Code that draws figures
▽

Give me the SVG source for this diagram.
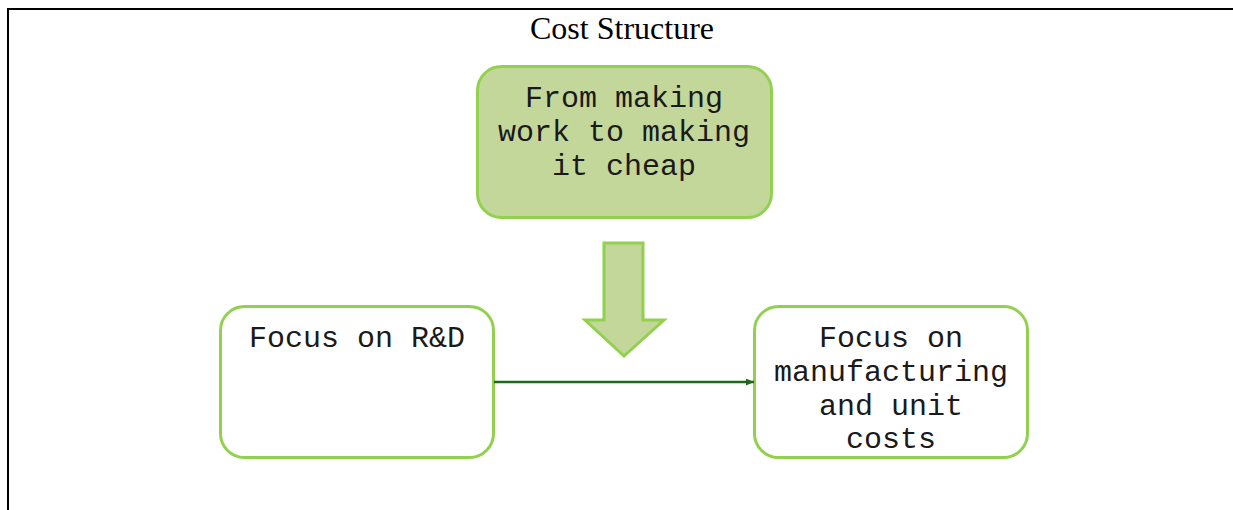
<svg xmlns="http://www.w3.org/2000/svg" width="1233" height="510" viewBox="0 0 1233 510">
<style>
.box{stroke:#92d050;stroke-width:3}
.t{font-family:"Liberation Mono","DejaVu Sans Mono",monospace;font-size:30px;fill:#1a1a1a;text-anchor:middle}
.title{font-family:"Liberation Serif","Times New Roman",serif;font-size:32px;fill:#000;text-anchor:middle}
</style>
<defs>
<marker id="ah" markerWidth="9" markerHeight="8" refX="8" refY="3.5" orient="auto" markerUnits="userSpaceOnUse">
<path d="M0,0 L8,3.5 L0,7 Z" fill="#1a6b1a"/>
</marker>
</defs>
<rect width="1233" height="510" fill="#fff"/>
<path d="M8,510 V9 H1233" fill="none" stroke="#000" stroke-width="2"/>
<text class="title" x="622" y="39">Cost Structure</text>
<g id="top">
<rect class="box" x="477.5" y="66.5" width="294" height="151" rx="24" fill="#c4d79b"/>
<text class="t" x="624" y="107">From making</text>
<text class="t" x="624" y="141">work to making</text>
<text class="t" x="624" y="175">it cheap</text>
</g>
<g id="bigarrow">
<path d="M604,243 H643 V320 H664 L624,356 L585,320 H604 Z" fill="#c4d79b" stroke="#92d050" stroke-width="3" stroke-linejoin="miter"/>
</g>
<g id="left">
<rect class="box" x="220.5" y="306.5" width="273" height="151" rx="24" fill="#fff"/>
<text class="t" x="357" y="347">Focus on R&amp;D</text>
</g>
<g id="right">
<rect class="box" x="754.5" y="306.5" width="273" height="151" rx="24" fill="#fff"/>
<text class="t" x="891" y="347">Focus on</text>
<text class="t" x="891" y="381">manufacturing</text>
<text class="t" x="891" y="415">and unit</text>
<text class="t" x="891" y="448">costs</text>
</g>
<g id="connectors">
<line x1="494" y1="382" x2="754" y2="382" stroke="#1a6b1a" stroke-width="2.5" marker-end="url(#ah)"/>
</g>
</svg>
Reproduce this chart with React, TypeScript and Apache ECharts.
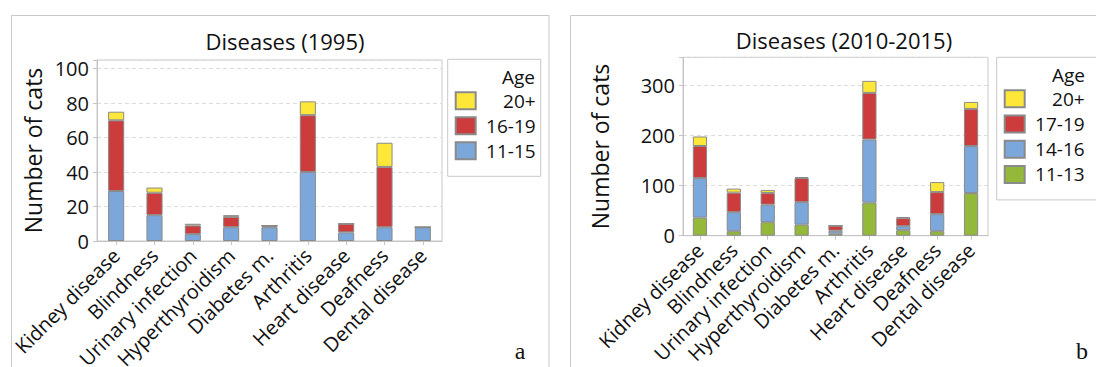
import React, { useEffect, useRef } from "react";
import * as echarts from "echarts";

const categories = [
  "Kidney disease",
  "Blindness",
  "Urinary infection",
  "Hyperthyroidism",
  "Diabetes m.",
  "Arthritis",
  "Heart disease",
  "Deafness",
  "Dental disease",
];

// Panel a (1995)
const a_11_15 = [29, 15, 4, 8, 8, 40, 5, 8, 8];
const a_16_19 = [41, 13, 5, 6, 1, 33, 5, 35, 0];
const a_20p = [5, 3, 1, 1, 0, 8, 0, 14, 0];

// Panel b (2010-2015)
const b_11_13 = [36, 9, 27, 22, 4, 66, 11, 9, 85];
const b_14_16 = [79, 38, 35, 45, 6, 126, 8, 34, 94];
const b_17_19 = [64, 39, 23, 48, 10, 93, 16, 44, 74];
const b_20p = [19, 8, 6, 2, 0, 24, 2, 20, 14];

const aTicks = [0, 20, 40, 60, 80, 100];
const bTicks = [0, 100, 200, 300];

const YELLOW = "#FDE83A";
const RED = "#CC3C3C";
const BLUE = "#7BA7DB";
const GREEN = "#93B83A";
const FONT = "'Open Sans', 'Noto Sans', sans-serif";
const TXT = "#111111";

function barSeries(name: string, data: number[], color: string, idx: number, stack: string) {
  return {
    type: "bar",
    name,
    data,
    stack,
    xAxisIndex: idx,
    yAxisIndex: idx,
    barWidth: "42%",
    itemStyle: { color, borderColor: "#8a8a8a", borderWidth: 1 },
  };
}

function xAxis(idx: number) {
  return {
    type: "category",
    gridIndex: idx,
    data: categories,
    axisLine: { lineStyle: { color: "#c4c4c4" } },
    axisTick: { show: true, alignWithLabel: true, length: 4, lineStyle: { color: "#c4c4c4" } },
    axisLabel: {
      rotate: 45,
      interval: 0,
      margin: 11,
      fontSize: 20,
      fontFamily: FONT,
      color: TXT,
    },
  };
}

function yAxis(idx: number, max: number, interval: number, ticks: number[], nameGap: number) {
  return {
    type: "value",
    gridIndex: idx,
    min: 0,
    max,
    interval,
    name: "Number of cats",
    nameLocation: "middle",
    nameGap,
    nameTextStyle: { fontSize: 23, fontFamily: FONT, color: TXT },
    axisLine: { show: true, lineStyle: { color: "#c4c4c4" } },
    axisTick: { show: true, length: 4, lineStyle: { color: "#c4c4c4" } },
    axisLabel: {
      margin: 8,
      fontSize: 20,
      fontFamily: FONT,
      color: TXT,
      formatter: (v: number) => (ticks.indexOf(v) >= 0 ? String(v) : ""),
    },
    splitLine: { show: true, lineStyle: { color: "#dcdcdc", type: [4, 3] } },
  };
}

function legendRich() {
  return {
    r: { width: 55, align: "right", fontSize: 19, lineHeight: 16, fontFamily: FONT, color: TXT },
  };
}

export default function App() {
  const ref = useRef<HTMLDivElement>(null);
  useEffect(() => {
    if (!ref.current) return;
    const chart = echarts.init(ref.current, null, { renderer: "svg" });
    chart.setOption({
      animation: false,
      backgroundColor: "#ffffff",
      title: [
        {
          text: "Diseases (1995)",
          left: 280,
          top: 25,
          textAlign: "center",
          textStyle: { fontSize: 22, fontWeight: "normal", fontFamily: FONT, color: TXT },
        },
        {
          text: "Diseases (2010-2015)",
          left: 839,
          top: 24,
          textAlign: "center",
          textStyle: { fontSize: 22, fontWeight: "normal", fontFamily: FONT, color: TXT },
        },
      ],
      grid: [
        {
          left: 97, top: 60, width: 345, height: 181, show: true, borderColor: "#c8c8c8",
          containLabel: false, outerBoundsMode: "none",
        },
        {
          left: 683, top: 57.3, width: 305, height: 178.4, show: true, borderColor: "#c8c8c8",
          containLabel: false, outerBoundsMode: "none",
        },
      ],
      xAxis: [xAxis(0), xAxis(1)],
      yAxis: [yAxis(0, 105, 20, aTicks, 53), yAxis(1, 356, 100, bTicks, 72)],
      legend: [
        {
          orient: "vertical",
          left: 447.7,
          top: 59.3,
          padding: [32, 5, 16, 7],
          itemWidth: 20,
          itemHeight: 17,
          itemGap: 6,
          icon: "rect",
          borderColor: "#c8c8c8",
          borderWidth: 1,
          data: ["20+", "16-19", "11-15"],
          formatter: (n: string) => "{r|" + n + "}",
          textStyle: { rich: legendRich() },
        },
        {
          orient: "vertical",
          left: 996.7,
          top: 57.3,
          padding: [32, 20, 16, 7],
          itemWidth: 20,
          itemHeight: 17,
          itemGap: 6.2,
          icon: "rect",
          borderColor: "#c8c8c8",
          borderWidth: 1,
          data: ["20+", "17-19", "14-16", "11-13"],
          formatter: (n: string) => "{r|" + n + "}",
          textStyle: { rich: legendRich() },
        },
      ],
      graphic: [
        {
          type: "rect",
          silent: true,
          shape: { x: 11.5, y: 15.5, width: 537.5, height: 400 },
          style: { fill: "none", stroke: "#c8c8c8", lineWidth: 1 },
        },
        {
          type: "rect",
          silent: true,
          shape: { x: 570.5, y: 15.5, width: 600, height: 400 },
          style: { fill: "none", stroke: "#c8c8c8", lineWidth: 1 },
        },
        {
          type: "text",
          x: 535,
          y: 77,
          style: { text: "Age", font: "19px 'Open Sans', sans-serif", fill: TXT, align: "right", verticalAlign: "middle" },
        },
        {
          type: "text",
          x: 1085,
          y: 75,
          style: { text: "Age", font: "19px 'Open Sans', sans-serif", fill: TXT, align: "right", verticalAlign: "middle" },
        },
        {
          type: "text",
          x: 520,
          y: 351,
          style: { text: "a", font: "24px 'Liberation Serif', serif", fill: TXT, align: "center", verticalAlign: "middle" },
        },
        {
          type: "text",
          x: 1082,
          y: 351,
          style: { text: "b", font: "24px 'Liberation Serif', serif", fill: TXT, align: "center", verticalAlign: "middle" },
        },
      ],
      series: [
        barSeries("11-15", a_11_15, BLUE, 0, "a"),
        barSeries("16-19", a_16_19, RED, 0, "a"),
        barSeries("20+", a_20p, YELLOW, 0, "a"),
        barSeries("11-13", b_11_13, GREEN, 1, "b"),
        barSeries("14-16", b_14_16, BLUE, 1, "b"),
        barSeries("17-19", b_17_19, RED, 1, "b"),
        barSeries("20+", b_20p, YELLOW, 1, "b"),
      ],
    });
    return () => chart.dispose();
  }, []);
  return (
    <div
      ref={ref}
      style={{ position: "fixed", left: 0, top: 0, width: 1096, height: 367, background: "#fff" }}
    />
  );
}
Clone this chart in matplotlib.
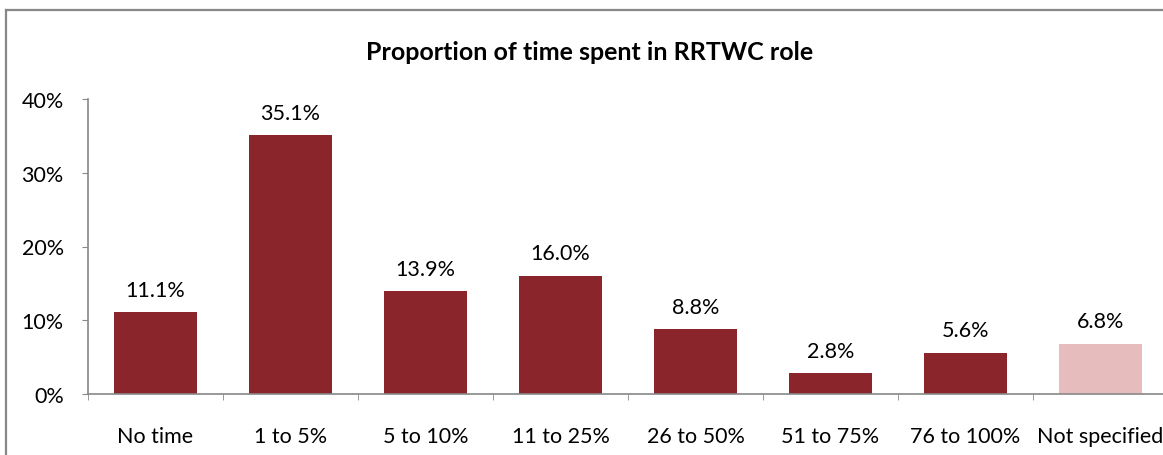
import matplotlib
matplotlib.use("Agg")
import matplotlib.pyplot as plt
from matplotlib.lines import Line2D
from matplotlib.ticker import FixedLocator, FuncFormatter

categories = ["No time", "1 to 5%", "5 to 10%", "11 to 25%", "26 to 50%",
              "51 to 75%", "76 to 100%", "Not specified"]
values = [11.1, 35.1, 13.9, 16.0, 8.8, 2.8, 5.6, 6.8]
labels = ["11.1%", "35.1%", "13.9%", "16.0%", "8.8%", "2.8%", "5.6%", "6.8%"]
yticks = [0, 10, 20, 30, 40]
title = "Proportion of time spent in RRTWC role"

dark = "#8B252C"
light = "#E6BCBC"
colors = [dark] * 7 + [light]

plt.rcParams['font.family'] = ['Lato', 'DejaVu Sans']

W, H = 1163, 456
fig = plt.figure(figsize=(W / 100, H / 100), dpi=100)
ax = fig.add_axes([88 / W, (H - 395) / H, (1168 - 88) / W, 295 / H])

x = list(range(len(categories)))
ax.bar(x, values, width=0.62, color=colors, zorder=2)
for xi, v, lab in zip(x, values, labels):
    ax.annotate(lab, (xi, v), xytext=(0, 9), textcoords="offset points",
                ha="center", va="bottom", fontsize=15.5, color="black")

ax.set_xlim(-0.5, len(categories) - 0.5)
ax.set_ylim(0, 40)
ax.set_yticks(yticks)
ax.yaxis.set_major_formatter(FuncFormatter(lambda v, p: f"{v:.0f}%"))
ax.set_xticks(x)
ax.set_xticklabels(categories)
ax.xaxis.set_minor_locator(FixedLocator([i - 0.5 for i in range(len(categories) + 1)]))
ax.tick_params(axis="x", which="major", length=0, pad=23, labelsize=15.5)
ax.tick_params(axis="x", which="minor", length=4, color="#888888", direction="out")
ax.tick_params(axis="y", length=4.5, color="#888888", pad=13, labelsize=15.5)

for s in ["top", "right"]:
    ax.spines[s].set_visible(False)
for s in ["left", "bottom"]:
    ax.spines[s].set_color("#888888")
    ax.spines[s].set_linewidth(1.2)

fig.text(590 / W, 1 - 52 / H, title, ha="center", va="center",
         fontsize=18, fontweight="bold")

# chart border
fig.add_artist(Line2D([6 / W, 1], [1 - 11 / H, 1 - 11 / H], transform=fig.transFigure,
                      color="#888888", lw=1.6))
fig.add_artist(Line2D([6 / W, 6 / W], [0, 1 - 11 / H], transform=fig.transFigure,
                      color="#888888", lw=1.6))

fig.savefig("out.png", dpi=100)
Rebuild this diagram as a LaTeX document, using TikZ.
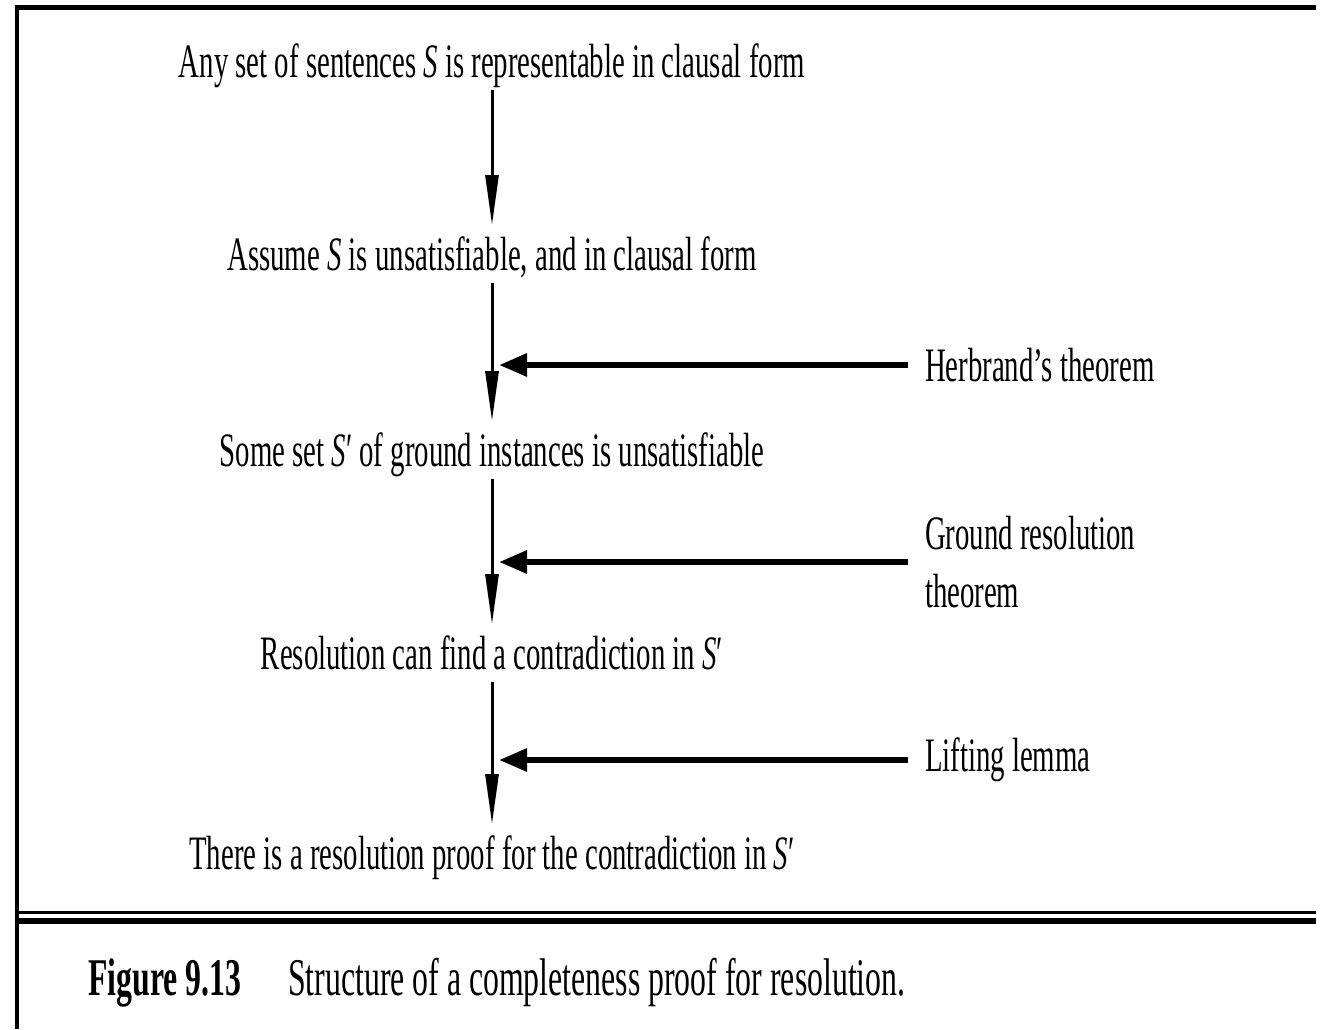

△

▸ Task goal
Return nothing but the lines running from the start of the data to the line with "const a_20p = [5, 3, 1, 1, 0, 8, 0, 14, 0];", please, both ends included and no pictures.

▸ Problem solution
Give me the SVG source for this diagram.
<svg xmlns="http://www.w3.org/2000/svg" width="1233" height="510" viewBox="0 0 1233 510">
<style>
.box{stroke:#92d050;stroke-width:3}
.t{font-family:"Liberation Mono","DejaVu Sans Mono",monospace;font-size:30px;fill:#1a1a1a;text-anchor:middle}
.title{font-family:"Liberation Serif","Times New Roman",serif;font-size:32px;fill:#000;text-anchor:middle}
</style>
<defs>
<marker id="ah" markerWidth="9" markerHeight="8" refX="8" refY="3.5" orient="auto" markerUnits="userSpaceOnUse">
<path d="M0,0 L8,3.5 L0,7 Z" fill="#1a6b1a"/>
</marker>
</defs>
<rect width="1233" height="510" fill="#fff"/>
<path d="M8,510 V9 H1233" fill="none" stroke="#000" stroke-width="2"/>
<text class="title" x="622" y="39">Cost Structure</text>
<g id="top">
<rect class="box" x="477.5" y="66.5" width="294" height="151" rx="24" fill="#c4d79b"/>
<text class="t" x="624" y="107">From making</text>
<text class="t" x="624" y="141">work to making</text>
<text class="t" x="624" y="175">it cheap</text>
</g>
<g id="bigarrow">
<path d="M604,243 H643 V320 H664 L624,356 L585,320 H604 Z" fill="#c4d79b" stroke="#92d050" stroke-width="3" stroke-linejoin="miter"/>
</g>
<g id="left">
<rect class="box" x="220.5" y="306.5" width="273" height="151" rx="24" fill="#fff"/>
<text class="t" x="357" y="347">Focus on R&amp;D</text>
</g>
<g id="right">
<rect class="box" x="754.5" y="306.5" width="273" height="151" rx="24" fill="#fff"/>
<text class="t" x="891" y="347">Focus on</text>
<text class="t" x="891" y="381">manufacturing</text>
<text class="t" x="891" y="415">and unit</text>
<text class="t" x="891" y="448">costs</text>
</g>
<g id="connectors">
<line x1="494" y1="382" x2="754" y2="382" stroke="#1a6b1a" stroke-width="2.5" marker-end="url(#ah)"/>
</g>
</svg>
Reproduce this chart with React, TypeScript and Apache ECharts.
import React, { useEffect, useRef } from "react";
import * as echarts from "echarts";

const categories = [
  "Kidney disease",
  "Blindness",
  "Urinary infection",
  "Hyperthyroidism",
  "Diabetes m.",
  "Arthritis",
  "Heart disease",
  "Deafness",
  "Dental disease",
];

// Panel a (1995)
const a_11_15 = [29, 15, 4, 8, 8, 40, 5, 8, 8];
const a_16_19 = [41, 13, 5, 6, 1, 33, 5, 35, 0];
const a_20p = [5, 3, 1, 1, 0, 8, 0, 14, 0];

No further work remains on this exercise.